An unknown number of users encountered difficulties with the Automated Software integration due to machine scaling issues in the CI. The issue started on UTC-5 24-02-06 08:00 and was proactively discovered 1.1 days (TTD) later by the product team during their regular workflow. The problem was resolved in 2.8 hours (TTF) resulting in a total impact of 1.2 days (TTR). [1].

Cause

The workers' disks were nearly full, leading to issues when the worker’s operating systems slightly increased in size.

Solution

The size of the workers' disks was increased [2].

Conclusion

Gradually, the workers' operating systems grew beyond the disk capacity, leading to the issue. Increasing disk size by 50% mitigates future occurrences. IMPOSSIBLE_TO_TEST

Posted Feb 08, 2024 - 14:25 GMT-05:00

Resolved

The incident has been resolved, and the CI is now operating normally.

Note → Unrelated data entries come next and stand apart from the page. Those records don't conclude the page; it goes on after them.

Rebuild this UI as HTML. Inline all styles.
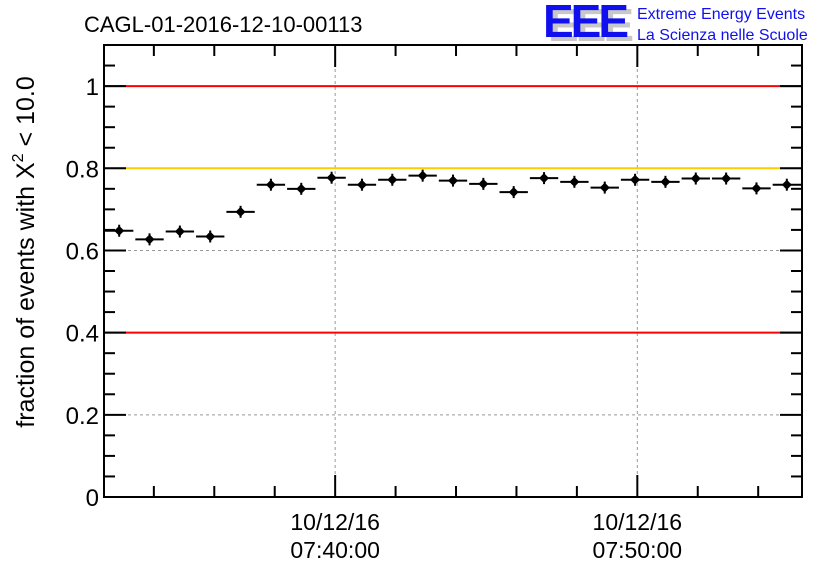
<!DOCTYPE html>
<html><head><meta charset="utf-8"><style>
body{margin:0;background:#fff;}
svg text{font-family:"Liberation Sans",sans-serif;}
</style></head><body>
<svg id="chart" width="836" height="572">
<g id="grid"></g>
<g id="refs"></g>
<g id="marks"></g>
<g id="axes"></g>
<text x="84" y="32" font-size="22">CAGL-01-2016-12-10-00113</text>
<g>
<text x="548" y="41" font-size="46" font-weight="bold" fill="#c8c8c8" letter-spacing="-3">EEE</text>
<text x="543" y="37" font-size="46" font-weight="bold" fill="#1010ee" letter-spacing="-3">EEE</text>
<text x="637" y="19" font-size="16" fill="#1010ee">Extreme Energy Events</text>
<text x="637" y="40" font-size="16" fill="#1010ee">La Scienza nelle Scuole</text>
</g>
<text transform="translate(34,252) rotate(-90)" text-anchor="middle" font-size="25">fraction of events with X<tspan font-size="16" dy="-11">2</tspan><tspan dy="11"> &lt; 10.0</tspan></text>
</svg>
<script>
const values=[0.648,0.627,0.646,0.634,0.694,0.760,0.750,0.777,0.760,0.772,0.782,0.770,0.762,0.742,0.776,0.767,0.753,0.772,0.767,0.775,0.775,0.751,0.760];
const yTicks=[0,0.2,0.4,0.6,0.8,1];
const yTickLabels=["0","0.2","0.4","0.6","0.8","1"];
const xTickMinutes=[7.65,17.65];
const xTickDates=["10/12/16","10/12/16"];
const xTickTimes=["07:40:00","07:50:00"];
const refLevels=[1.0,0.8,0.4];
const refColors=["#ff0000","#ffcc00","#ff0000"];
const X0=104,X1=802,Y0=497,Y1=45,XMAX=23.1,YMAX=1.1;
const sx=m=>X0+(m/XMAX)*(X1-X0);
const sy=v=>Y0-(v/YMAX)*(Y0-Y1);
const NS="http://www.w3.org/2000/svg";
function mk(t,a,p){const e=document.createElementNS(NS,t);for(const k in a)e.setAttribute(k,a[k]);p.appendChild(e);return e;}
const grid=document.getElementById('grid'),refs=document.getElementById('refs'),marks=document.getElementById('marks'),axes=document.getElementById('axes');
yTicks.forEach((v,i)=>{if(v>0&&v<1){const l=mk('line',{x1:X0,x2:X1,y1:sy(v),y2:sy(v),stroke:'#999','stroke-dasharray':'3,3'},grid);

}});
xTickMinutes.forEach(m=>{const l=mk('line',{x1:sx(m),x2:sx(m),y1:Y1,y2:Y0,stroke:'#999','stroke-dasharray':'3,3'},grid);

});
refLevels.forEach((v,i)=>{const l=mk('line',{x1:X0,x2:X1,y1:sy(v),y2:sy(v),stroke:refColors[i],'stroke-width':2},refs);

});
const bw=(X1-X0)/values.length;
values.forEach((v,i)=>{const xa=X0+i*bw,xb=xa+bw,xc=(xa+xb)/2,y=sy(v);
const g=mk('g',{},marks);


mk('line',{x1:xa+1,x2:xb-1,y1:y,y2:y,stroke:'#000','stroke-width':2},g);
mk('line',{x1:xc,x2:xc,y1:y-6,y2:y+6,stroke:'#000','stroke-width':2},g);
mk('polygon',{points:`${xc},${y-5} ${xc+5},${y} ${xc},${y+5} ${xc-5},${y}`,fill:'#000'},g);});
const fr=mk('rect',{x:X0,y:Y1,width:X1-X0,height:Y0-Y1,fill:'none',stroke:'#000','stroke-width':2},axes);


for(let k=0;k<=22;k++){const v=k*0.05,y=sy(v),maj=k%4==0,L=maj?22:11;
mk('line',{x1:X0,x2:X0+L,y1:y,y2:y,stroke:'#000','stroke-width':2},axes);
mk('line',{x1:X1,x2:X1-L,y1:y,y2:y,stroke:'#000','stroke-width':2},axes);}
yTicks.forEach((v,i)=>{const t=mk('text',{x:X0-5,y:sy(v)+9,'text-anchor':'end','font-size':24},axes);t.textContent=yTickLabels[i];

});
for(let m=xTickMinutes[0]-6;m<XMAX;m+=2){if(m<0)continue;const maj=Math.abs(((m-xTickMinutes[0])%10+10)%10)<0.01,L=maj?22:11,x=sx(m);
mk('line',{x1:x,x2:x,y1:Y0,y2:Y0-L,stroke:'#000','stroke-width':2},axes);
mk('line',{x1:x,x2:x,y1:Y1,y2:Y1+L,stroke:'#000','stroke-width':2},axes);}
xTickMinutes.forEach((m,i)=>{const t=mk('text',{x:sx(m),y:530,'text-anchor':'middle','font-size':23},axes);t.textContent=xTickDates[i];


const t2=mk('text',{x:sx(m),y:558,'text-anchor':'middle','font-size':23},axes);t2.textContent=xTickTimes[i];

});
</script>
</body></html>
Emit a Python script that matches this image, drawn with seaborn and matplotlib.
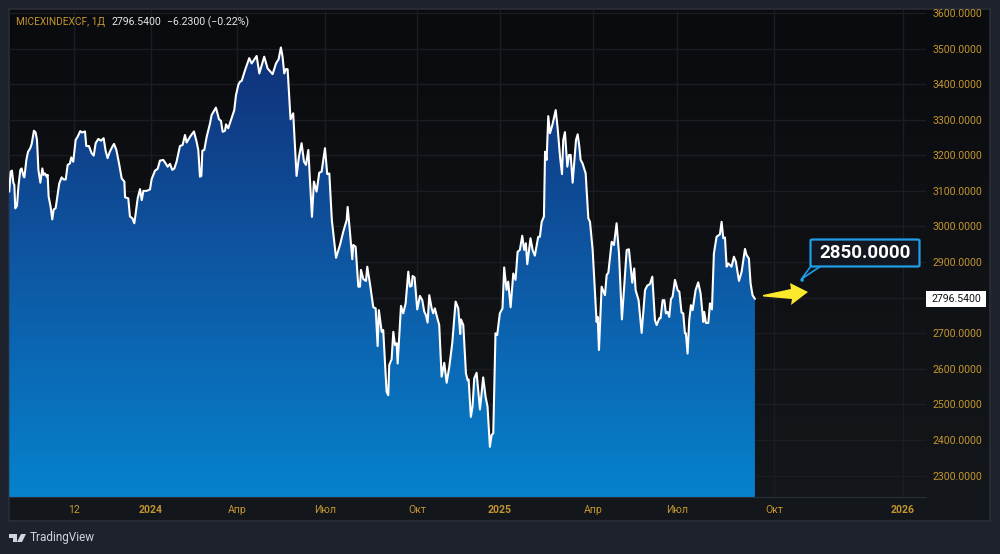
import numpy as np
import pandas as pd
import matplotlib
matplotlib.use("Agg")
import matplotlib.pyplot as plt
from matplotlib.colors import LinearSegmentedColormap
from matplotlib.patches import Circle, FancyBboxPatch, PathPatch, Polygon, Rectangle
import seaborn as sns

# session number (chart bars) and index close
sessions = [
    0.2, 1.2, 2.1, 3.1, 3.8, 4.5, 5.7, 6.7, 8.1, 9.0, 10.5, 11, 12.4, 13.6, 15.2, 16.2, 17.8, 19, 20, 21,
    22.4, 23.8, 24.7, 25.7, 26.9, 27.6, 28.3, 29.7, 30.9, 31.9, 33.3, 34.7, 35.9, 37.6, 39, 40.5, 41.9, 43.5, 44.5, 45.9,
    47.6, 49, 50.9, 52.1, 54.3, 55.2, 57.1, 59, 60.5, 61.9, 63.8, 65.7, 67.6, 69, 70.4, 72,
    73.8, 75, 76.7, 78.6, 80.5, 82.4, 82.9, 85.2, 86.4, 88.1, 89.5, 90.5, 91.9, 93.6, 94.8, 96, 98.3, 100.7, 101.9, 104.3,
    106.2, 107.8, 110.2, 111.9, 113.3, 115, 116.6, 118.1, 119.7, 122.1, 124, 125.7, 126.9, 129.3, 132.1, 134, 135.2, 136.4, 137.4, 138.1,
    139.5, 141.2, 143.6,
    144.7, 147.8, 150, 151.4, 152.6, 154.3, 155, 156.6, 159, 160.9, 162.1, 163.8, 165, 166.2, 168.5, 171.6, 173.3, 176.9, 178.8, 182.3,
    184.7, 188.3, 190.7, 192.6, 194.2, 195.4, 196.6, 197.8, 199, 201.1, 203, 205.4, 207.1, 209, 210.7, 212.1, 213.8, 216.4, 217.8, 219.7,
    221.6, 223.3, 225.7, 227.3, 228.8, 230.6, 233.6,
    236.4, 238.8, 241.2, 241.9, 243.5, 245.2, 245.9, 247.6, 249.5, 250.7, 251.4, 253.1, 255, 255.9, 257.8, 260.2, 261.9, 263.3, 264.2, 266.2,
    267.3, 269.7, 270.9, 271.6, 273.3, 274.5, 275.7, 276.9, 277.6, 280, 281.6, 283.3, 285.2, 286.4, 287.6, 288.3, 289.7, 291.6, 293.5, 295.2,
    296.6, 297.8, 299, 300.2, 301.9, 303, 304.2, 305.4, 307.3, 309, 310.9, 312.6, 314.5, 316.6, 319, 320.9, 322.3, 322.8, 324.5, 326.4,
    327.6, 328.3, 329.9, 331.1, 332.3, 334, 336.4, 338.7, 340.4, 341.8, 343.5, 344.7, 345.9, 347.5, 348.7, 350.6, 352.5, 353.7, 355.4, 356.6,
    358.3, 360.2, 361.8, 363.3, 364.9, 366.6, 368, 369.2, 370.2, 372.5, 374, 375.6, 378, 379.2,
    380.5, 382.1, 382.9, 384, 385.2, 386.4, 388.1, 390.5, 391.9, 393.6, 395, 395.9, 397.1, 398.8, 400, 401.2, 402.6, 405, 406.2, 407.4,
    408.3, 409.7, 411.9, 413.8, 415, 416.9, 419.7, 420.5, 421.4, 423.3, 425.7, 426.9, 428.1, 430.5, 432.1, 434, 435.7, 437.8, 439.3, 441.2,
    442.8, 445.2, 446.6, 447.6, 449.7, 451.9, 454.3, 455.9, 457.8, 459.5, 461.4, 462.6, 464.5, 465.4, 466.9, 468.1, 469.2, 470.4, 471.6, 472.8,
    474, 475.7, 477.6, 478.8, 480.4, 481.6, 482.8, 483.5, 484.7, 485.9, 487.1, 488.3, 490.4, 492.3, 494, 495.9, 496.6, 497.8, 499.5, 500.7,
    502.1, 503.5, 505.4, 507.8, 509, 510.2, 511.4, 512.6, 513.8, 516.1, 517.8, 519.2, 521.4, 523.3, 525.7, 526.8, 528.5, 529.7, 531.1, 532.8,
]
closes = [
    3098, 3154, 3157, 3123, 3117, 3051, 3058, 3112, 3159, 3163, 3140, 3138, 3187, 3210, 3220, 3232, 3269, 3264, 3243, 3159,
    3123, 3163, 3145, 3149, 3140, 3145, 3084, 3056, 3020, 3048, 3051, 3088, 3121, 3138, 3132, 3132, 3173, 3177, 3194, 3182,
    3243, 3252, 3268, 3264, 3267, 3226, 3226, 3206, 3199, 3234, 3246, 3241, 3248, 3213, 3192, 3210,
    3224, 3232, 3215, 3177, 3135, 3126, 3082, 3079, 3028, 3023, 3009, 3037, 3079, 3105, 3074, 3100, 3100, 3104, 3133, 3157,
    3162, 3185, 3187, 3177, 3168, 3176, 3159, 3163, 3182, 3226, 3229, 3257, 3236, 3252, 3267, 3238, 3215, 3140, 3142, 3213,
    3215, 3252, 3290,
    3313, 3334, 3301, 3297, 3266, 3269, 3287, 3276, 3304, 3327, 3368, 3398, 3407, 3409, 3438, 3473, 3458, 3479, 3430, 3477,
    3444, 3428, 3458, 3470, 3503, 3477, 3430, 3442, 3442, 3301, 3318, 3142, 3196, 3234, 3182, 3173, 3215, 3027, 3126, 3098,
    3151, 3154, 3220, 3147, 3149, 3018, 2912,
    2948, 2986, 3018, 3055, 2986, 2908, 2948, 2943, 2831, 2831, 2878, 2852, 2847, 2887, 2840, 2773, 2770, 2664, 2765, 2704,
    2709, 2536, 2526, 2611, 2627, 2704, 2667, 2672, 2615, 2777, 2756, 2784, 2873, 2831, 2833, 2861, 2857, 2767, 2805, 2793,
    2761, 2751, 2730, 2807, 2770, 2756, 2770, 2751, 2723, 2578, 2617, 2561, 2606, 2672, 2789, 2770, 2698, 2739, 2723, 2587,
    2568, 2570, 2465, 2494, 2573, 2589, 2486, 2576, 2522, 2494, 2381, 2414, 2419, 2700, 2695, 2756, 2770, 2885, 2822, 2845,
    2773, 2868, 2850, 2929, 2934, 2974, 2934, 2953, 2894, 2967, 2934, 2918, 2971, 2971,
    3013, 3028, 3210, 3187, 3310, 3262, 3285, 3327, 3276, 3196, 3147, 3243, 3265, 3168, 3201, 3201, 3123, 3243, 3259, 3224,
    3187, 3177, 3149, 3023, 3013, 2934, 2732, 2746, 2653, 2831, 2807, 2864, 2870, 2957, 2948, 3009, 2924, 2739, 2826, 2934,
    2936, 2842, 2882, 2821, 2793, 2701, 2821, 2834, 2838, 2859, 2737, 2723, 2742, 2742, 2793, 2793, 2756, 2760, 2746, 2796,
    2803, 2850, 2821, 2817, 2758, 2756, 2700, 2700, 2643, 2737, 2779, 2765, 2821, 2843, 2812, 2732, 2760, 2729, 2729, 2784,
    2767, 2924, 2971, 2978, 3013, 2967, 2969, 2887, 2896, 2887, 2915, 2901, 2847, 2873, 2937, 2920, 2910, 2840, 2807, 2796.54,
]
price_ticks = [2300, 2400, 2500, 2600, 2700, 2800, 2900, 3000, 3100, 3200, 3300, 3400, 3500, 3600]
time_ticks = [46.4, 101.4, 162.9, 225.7, 291.4, 350.7, 417.1, 477.1, 546.4, 638.6]
time_labels = ["12", "2024", "Апр", "Июл", "Окт", "2025", "Апр", "Июл", "Окт", "2026"]

W, H = 1000, 554
AMBER = "#c4952f"
GRID = "#1a1d22"
OUTER = "#1e222d"

sns.set_style("dark")
plt.rcParams["font.family"] = ["Roboto", "DejaVu Sans"]


def px_box(x0, y0, x1, y1):
    # pixel box (y down) to figure fractions
    return [x0 / W, 1 - y1 / H, (x1 - x0) / W, (y1 - y0) / H]


def fx(x, y):
    return x / W, 1 - y / H


fig = plt.figure(figsize=(W / 100, H / 100), dpi=100, facecolor=OUTER)

# dark panel behind the chart and both scales
bg = fig.add_axes(px_box(9, 9, 990, 521))
bg_cmap = LinearSegmentedColormap.from_list("bg", ["#0a0b0e", "#0f1114", "#14171b"])
bg.imshow(np.linspace(0, 1, 256).reshape(-1, 1), aspect="auto", cmap=bg_cmap)
bg.set_xticks([])
bg.set_yticks([])
for s in bg.spines.values():
    s.set_color("#2a2e39")
    s.set_linewidth(1.2)

ax = fig.add_axes(px_box(9, 9, 926, 497))
ax.patch.set_alpha(0)
xlim = (0, 655)
ylim = (2240, 3611)

df = pd.DataFrame({"session": sessions, "close": closes})

# gradient area under the line
area = ax.fill_between(df["session"], df["close"], ylim[0], color="none", linewidth=0)
fill_cmap = LinearSegmentedColormap.from_list("fill", ["#103078", "#0e58a4", "#0682cd"])
img = ax.imshow(np.linspace(0, 1, 256).reshape(-1, 1), aspect="auto", cmap=fill_cmap,
                extent=[xlim[0], xlim[1], ylim[0], 3510], zorder=2)
img.set_clip_path(PathPatch(area.get_paths()[0], transform=ax.transData))

sns.lineplot(data=df, x="session", y="close", sort=False, estimator=None, color="white",
             linewidth=1.5, ax=ax, zorder=3)

ax.set_xlim(xlim)
ax.set_ylim(ylim)
ax.set_xlabel("")
ax.set_ylabel("")
ax.yaxis.tick_right()
ax.set_yticks(price_ticks)
ax.set_yticklabels([f"{p}.0000" for p in price_ticks], color=AMBER, fontsize=7.6)
ax.set_xticks(time_ticks)
ax.set_xticklabels(time_labels, color=AMBER, fontsize=7.6)
for lab in ax.get_xticklabels():
    if lab.get_text().startswith("20"):
        lab.set_fontweight("bold")
ax.tick_params(axis="y", length=0, pad=5)
ax.tick_params(axis="x", length=0, pad=6)
ax.grid(True, color=GRID, linewidth=1)
ax.set_axisbelow(True)
for name, s in ax.spines.items():
    s.set_visible(name == "bottom")
ax.spines["bottom"].set_color("#2a2e39")

# last price tag
fig.patches.append(Rectangle(fx(926, 307), 60 / W, 16 / H, transform=fig.transFigure,
                             facecolor="white", edgecolor="none", zorder=6))
fig.text(*fx(956, 299), "2796.5400", color="#111111", fontsize=7.6, ha="center", va="center", zorder=7)

# yellow arrow
fig.patches.append(Polygon([fx(763, 295), fx(791, 289), fx(790, 283), fx(808, 292), fx(791, 305),
                            fx(792, 299), fx(763, 296.5)], closed=True, transform=fig.transFigure,
                           facecolor="#fde92b", edgecolor="none", zorder=6))

# callout with the target
CALLOUT = "#1f9ee6"
fig.patches.append(Polygon([fx(811, 266), fx(801.5, 279), fx(821, 266)], closed=True, transform=fig.transFigure,
                           facecolor="#131722", edgecolor=CALLOUT, linewidth=1.2, zorder=6))
fig.patches.append(Circle(fx(801.5, 279), 0.0018, transform=fig.dpi_scale_trans + plt.matplotlib.transforms.Affine2D(),
                          visible=False))
fig.text(*fx(801.5, 279), "●", color=CALLOUT, fontsize=3.5, ha="center", va="center", zorder=7, family="DejaVu Sans")
fig.patches.append(FancyBboxPatch(fx(810.5, 266.5), 109 / W, 27 / H, boxstyle="round,pad=0,rounding_size=0.002",
                                  transform=fig.transFigure, mutation_aspect=1,
                                  facecolor="#131722", edgecolor=CALLOUT, linewidth=1.6, zorder=6))
fig.text(*fx(865.5, 253), "2850.0000", color="white", fontsize=13.5, fontweight="bold", ha="center", va="center", zorder=7)

# header line
fig.text(*fx(16, 22), "MICEXINDEXCF, 1Д", color=AMBER, fontsize=7.3, va="center")
fig.text(*fx(111, 22), "2796.5400", color="#e6e6e6", fontsize=7.6, va="center")
fig.text(*fx(167, 22), "−6.2300 (−0.22%)", color="#e6e6e6", fontsize=7.6, va="center")

# TradingView mark
logo = "#d1d4dc"
fig.patches.append(Polygon([fx(9, 534), fx(17, 534), fx(17, 542), fx(13, 542), fx(13, 538), fx(9, 538)], closed=True,
                           transform=fig.transFigure, facecolor=logo, edgecolor="none"))
fig.patches.append(Polygon([fx(21, 534), fx(26, 534), fx(22, 542), fx(17, 542)], closed=True,
                           transform=fig.transFigure, facecolor=logo, edgecolor="none"))
fig.text(*fx(30, 538), "TradingView", color="#d1d4dc", fontsize=8.5, va="center")

fig.savefig("out.png", dpi=100, facecolor=OUTER)
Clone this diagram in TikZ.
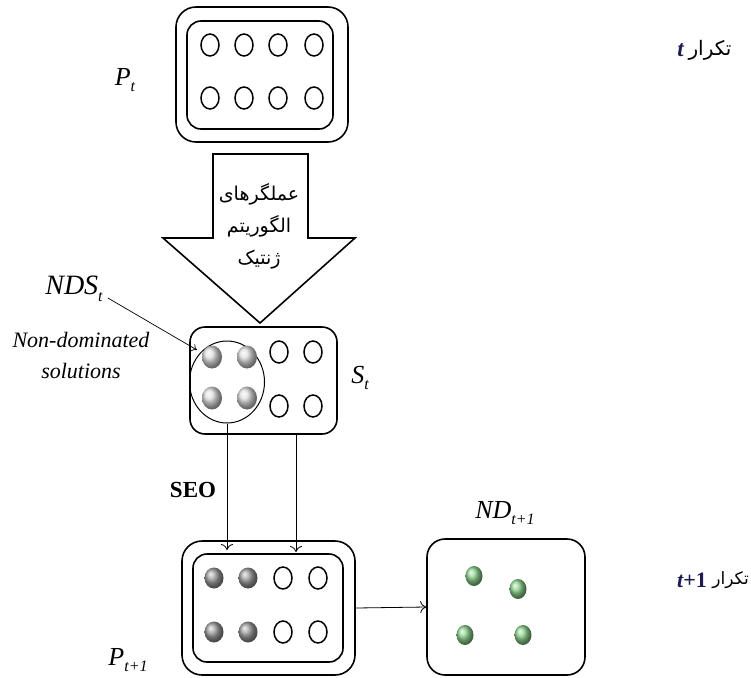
\documentclass[tikz,border=0pt]{standalone}
\usepackage{fontspec}
\setmainfont{Liberation Serif}
\newfontfamily\arabicfont[Script=Arabic]{DejaVu Sans}
\TeXXeTstate=1
\usetikzlibrary{arrows.meta,shapes.geometric}
\definecolor{navy}{HTML}{1C1C50}
\newcommand\lsub[1]{\raisebox{-0.55ex}{\fontsize{16}{16}\selectfont #1}}
\begin{document}
\begin{tikzpicture}[x=1pt,y=-1pt,
  outerbox/.style={draw,line width=1.6pt,rounded corners=20pt,inner sep=0pt},
  innerbox/.style={draw,line width=1.6pt,rounded corners=14pt,inner sep=0pt},
  opencirc/.style={draw,ellipse,line width=1.5pt,minimum width=18pt,minimum height=22pt,inner sep=0pt},
  ballnode/.style={ellipse,minimum width=20pt,minimum height=22pt,inner sep=0pt},
  lbl/.style={font=\fontsize{26}{30}\selectfont\itshape,inner sep=0pt},
  thinarrow/.style={line width=0.8pt,-{To[length=6pt,width=12pt]}},
  rtl/.style={font=\fontsize{20}{22}\selectfont\arabicfont,inner sep=0pt},
  iterlbl/.style={font=\fontsize{23}{23}\selectfont\bfseries,text=navy,inner sep=0pt}]
\useasboundingbox (0,0) rectangle (751,677);

% ---------- P_t ----------
\node[outerbox,minimum width=172pt,minimum height=135pt] (pto) at (262,74.5) {};
\node[innerbox,minimum width=146pt,minimum height=108pt] (pti) at (260,75) {};
\foreach \x [count=\i] in {210,244,278,314}{
  \node[opencirc] (pa\i) at (\x,45) {};
  \node[opencirc] (pb\i) at (\x,98) {};
}
\node[lbl] (ptl) at (125,80) {P\lsub{t}};
\node[rtl] (it1) at (710,50) {\beginR تکرار\endR};
\node[iterlbl,anchor=east] (it1t) at (684,50) {\itshape t};

% ---------- big arrow ----------
\draw[line width=1.6pt,fill=white] (213,154) -- (308,154) -- (308,238) -- (355,238) -- (260,323) -- (163,238) -- (213,238) -- cycle;
\node[align=center,inner sep=0pt,font=\fontsize{19}{32}\selectfont\arabicfont] (gat) at (259,226) {\beginR عملگرهای\endR\\\beginR الگوریتم\endR\\\beginR ژنتیک\endR};

% ---------- S_t ----------
\node[draw,line width=1.6pt,rounded corners=15pt,minimum width=147pt,minimum height=107pt,inner sep=0pt] (st) at (263.5,380.5) {};
\node[draw,ellipse,line width=1pt,minimum width=75pt,minimum height=82pt,inner sep=0pt] (nds) at (227,382) {};
\foreach \x/\y [count=\i] in {212/357,247/357,212/398,247/398}{
  \node[ballnode,ball color=gray!25,minimum height=23pt] (sb\i) at (\x,\y) {};
}
\foreach \x/\y [count=\i] in {279/352,313/352,279/406,313/406}{
  \node[opencirc] (so\i) at (\x,\y) {};
}
\node[lbl] (stl) at (360,378) {S\lsub{t}};
\node[lbl,font=\fontsize{28}{30}\selectfont\itshape] (ndsl) at (74,289) {NDS\lsub{t}};
\coordinate (ndsarrow) at (197,350);
\draw[line width=0.7pt,-{To[length=5pt,width=8pt]}] (ndsl.east) ++(5,9) -- (ndsarrow);
\node[lbl,align=center,font=\fontsize{22}{31}\selectfont\itshape] (ndsol) at (81,355) {Non-dominated\\solutions};

% ---------- P_{t+1} ----------
\node[outerbox,minimum width=173pt,minimum height=134pt] (p1o) at (268.5,608) {};
\node[innerbox,minimum width=150pt,minimum height=108pt] (p1i) at (268,608) {};
\foreach \x/\y [count=\i] in {214/578,248/578,214/632,248/632}{
  \node[ballnode,ball color=gray!75,minimum width=19pt,minimum height=21pt] (pd\i) at (\x,\y) {};
}
\foreach \x/\y [count=\i] in {283/578,318/578,283/632,318/632}{
  \node[opencirc] (po\i) at (\x,\y) {};
}
\node[lbl] (p1l) at (128,660) {P\lsub{t+1}};

\coordinate (seoend) at (227,550);
\coordinate (stend) at (296,552);
\draw[thinarrow] (nds.south) -- (seoend);
\draw[thinarrow] (st.south -| stend) -- (stend);
\node[font=\fontsize{23}{23}\selectfont\bfseries,inner sep=0pt] (seo) at (193,490) {SEO};

% ---------- ND_{t+1} ----------
\node[draw,line width=1.6pt,rounded corners=18pt,minimum width=158pt,minimum height=136pt,inner sep=0pt] (nd) at (506,607) {};
\draw[thinarrow] (p1o.east) -- (nd.west);
\foreach \x/\y [count=\i] in {474/576,518/589,465/635,523/635}{
  \node[ballnode,ball color=green!45!gray!60!white,minimum width=17pt,minimum height=20pt] (gb\i) at (\x,\y) {};
}
\node[lbl] (ndl) at (505,513) {ND\lsub{t+1}};
\node[rtl,font=\fontsize{17}{20}\selectfont\arabicfont,anchor=east] (it2) at (749,580) {\beginR تکرار\endR};
\node[iterlbl,font=\fontsize{22}{22}\selectfont\bfseries,anchor=east] (it2t) at (707,580) {{\itshape t}+1};
\end{tikzpicture}
\end{document}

Posted Feb 07, 2024 - 17:22 GMT-05:00

Update

Still investigating the root cause.

Posted Feb 07, 2024 - 15:19 GMT-05:00

Update

The assigned developer is investigating the root cause.

Posted Feb 07, 2024 - 13:23 GMT-05:00

Identified

The CI is experiencing slowdowns and intermittent unavailability.

Posted Feb 07, 2024 - 11:45 GMT-05:00

This incident affected: Dependencies (AWS ec2-us-east-1).